- Penobscot Knob Location within Pennsylvania

Highest point
- Elevation: 2,103 ft (641 m)

Geography
- Location: Luzerne County, Pennsylvania
- Parent range: Appalachian Mountains
- Topo map: USGS 40075G8, 1947&'83 Tamaqua (PA) Quadrangle

= Penobscot Knob =

Mountain in Pennsylvania, United States

Penobscot Knob, also Penobscot Mountain, is a summit that is located in the western fringe of the Poconos nearest to Mountain Top, Pennsylvania. The Solomon Gap pass below it contains an important multi-modal transportation corridor.

==History and notable features==
At one time before incorporation, Mountain Top and the saddle of the pass was known by the Amerindian name Penobscot. Penobscot Mountain forms part of the drainage divide between the Lehigh Valley & greater Delaware River drainage basin and the Wyoming and Susquehanna Valley, part of the Potomac River drainage basin. The pass formed between Penobscot and Haystack Mountain a few thousand feet to the West was one of the few places a railroad could be envisioned in the 1830s when the fuel crises in eastern cities demanded easier transportation to the Northern Anthracite Coal Fields, which ironically, came to be exploited by the company with a near monopoly in providing coal from the Southern Anthracite region, Lehigh Coal & Navigation Company (LC&N, f.1821), which had built both the Lehigh Canal and the nation's second railway, the Summit Hill & Mauch Chunk Railroad.

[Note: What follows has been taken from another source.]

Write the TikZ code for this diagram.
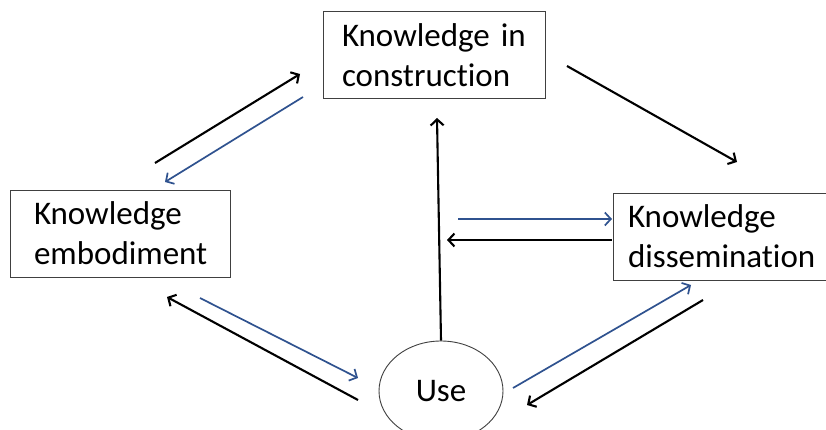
\documentclass[tikz,border=0pt]{standalone}
\usepackage{fontspec}
\setmainfont{Carlito}[Ligatures=NoCommon]
\usetikzlibrary{arrows.meta,shapes.geometric}
\definecolor{arrowblue}{RGB}{47,82,143}
\begin{document}
\begin{tikzpicture}[x=1pt,y=-1pt,
  box/.style={draw=black!75,line width=0.9pt,fill=white,align=left,
    font=\fontsize{33}{40}\selectfont,minimum height=87pt,inner ysep=0pt},
  blk/.style={draw=black,line width=2.1pt,-{Straight Barb[length=6pt,width=13pt,line width=2.1pt]}},
  blu/.style={draw=arrowblue,line width=1.7pt,-{Straight Barb[length=6pt,width=13pt,line width=1.7pt]}}]
\useasboundingbox (0,0) rectangle (826,430);
\fill[white] (0,0) rectangle (826,430);
\node[box,minimum width=222pt,text width=184pt,inner xsep=19pt] (con) at (434,55) {Knowledge in\\construction};
\node[box,minimum width=220pt,text width=172pt,inner xsep=24pt] (emb) at (120,233.5) {Knowledge\\embodiment};
\node[box,minimum width=220pt,text width=190pt,inner xsep=15pt] (dis) at (723,236.5) {Knowledge\\dissemination};
\node[draw=black!75,line width=0.9pt,ellipse,minimum width=124pt,minimum height=100pt,
  font=\fontsize{33}{40}\selectfont] (use) at (441,391) {Use};
% free ends
\coordinate (a1s) at (155,163); \coordinate (a1e) at (300,74);
\coordinate (a2s) at (303,97);  \coordinate (a2e) at (165,182);
\coordinate (a3s) at (567,66);  \coordinate (a3e) at (737,162);
\coordinate (a4e) at (437,118);
\coordinate (a5s) at (458,219); \coordinate (a5e) at (612,219);
\coordinate (a6s) at (612,240); \coordinate (a6e) at (447,240);
\coordinate (a7s) at (200,298); \coordinate (a7e) at (358,378);
\coordinate (a8s) at (358,400); \coordinate (a8e) at (167,297);
\coordinate (a9s) at (513,388); \coordinate (a9e) at (691,285);
\coordinate (a10s) at (703,300); \coordinate (a10e) at (527,405);
\draw[blk] (a1s) -- (a1e);
\draw[blu] (a2s) -- (a2e);
\draw[blk] (a3s) -- (a3e);
\draw[blk] (use.north) -- (a4e);
\draw[blu] (a5s) -- (a5e);
\draw[blk] (a6s) -- (a6e);
\draw[blu] (a7s) -- (a7e);
\draw[blk] (a8s) -- (a8e);
\draw[blu] (a9s) -- (a9e);
\draw[blk] (a10s) -- (a10e);
\end{tikzpicture}
\end{document}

The whole uplands north and west faces overlook the Wyoming Valley from the southeastern corner near Hazleton towards and through the greater south Wilkes-Barre area. The southern and eastern slopes just give peeks into portions of the Poconos and wider views of the Lehigh Valley descending down to White Haven, for the Poconos technically are left-bank bounded by the Lehigh.

The shoulders of the peak, an elevated flat area saddle pass peak today is perhaps best known as the site of many local television and radio station transmitter antennas. The first broadcast station located there was WIZZ FM followed by WILK FM. Much of the engineering and work on the WIZZ site was conducted by Major Edwin Armstrong, the inventor of several technologies including FM.

WIZZ is now WMGS which still broadcasts from the same building erected in 1947 for WIZZ. WILK FM became WILK TV then WNEP TV. WVIA-TV, WVIA-FM, WNEP, WYOU, WBRE, and WOLF-TV are some of the major stations that broadcast from the high elevation there, but the peak was known for another reason in the nineteenth century, the saddle or pass on its western slope together with its other terrain features were the best place to build a railroad across the south and east faces of the bowl of the Wyoming Valley from the 'direct road' down the level water route to the Delaware Canal and Delaware River above and alongside the Lehigh Canal, cutting off nearly 100 miles from a rail trip to Philadelphia.

Penobscot Knob is about 2100 ft above sea level.

==Analog broadcast tower collapse==
WNEP-TV's transmission tower broadcasting the analog signal on channel 16 collapsed on December 16, 2007, due to severe ice, winds, and snow at the transmitter location on Penobscot Knob. The tower collapse also destroyed the transmitter building. No one was injured during the incident. Transmission of the digital signal on channel 49 was restored after a brief interruption of power to the tower supporting the digital transmitter and antenna. WNEP's signal on local cable systems and satellite was restored before the end of the day. The ice and winds on December 16, 2007, also brought down or damaged the towers broadcasting WYOU-TV, WBRE-TV (digital), WVIA-TV (analog and digital), and WCLH which are located within proximity on Penobscot Knob. The 800 ft WNEP tower completely collapsed.

The top 150 ft of the WVIA tower fell, as well as its digital antenna. The WNEP tower fell across power lines knocking out the power to the other transmitters, except the WBRE analog transmitter, which was on a different line.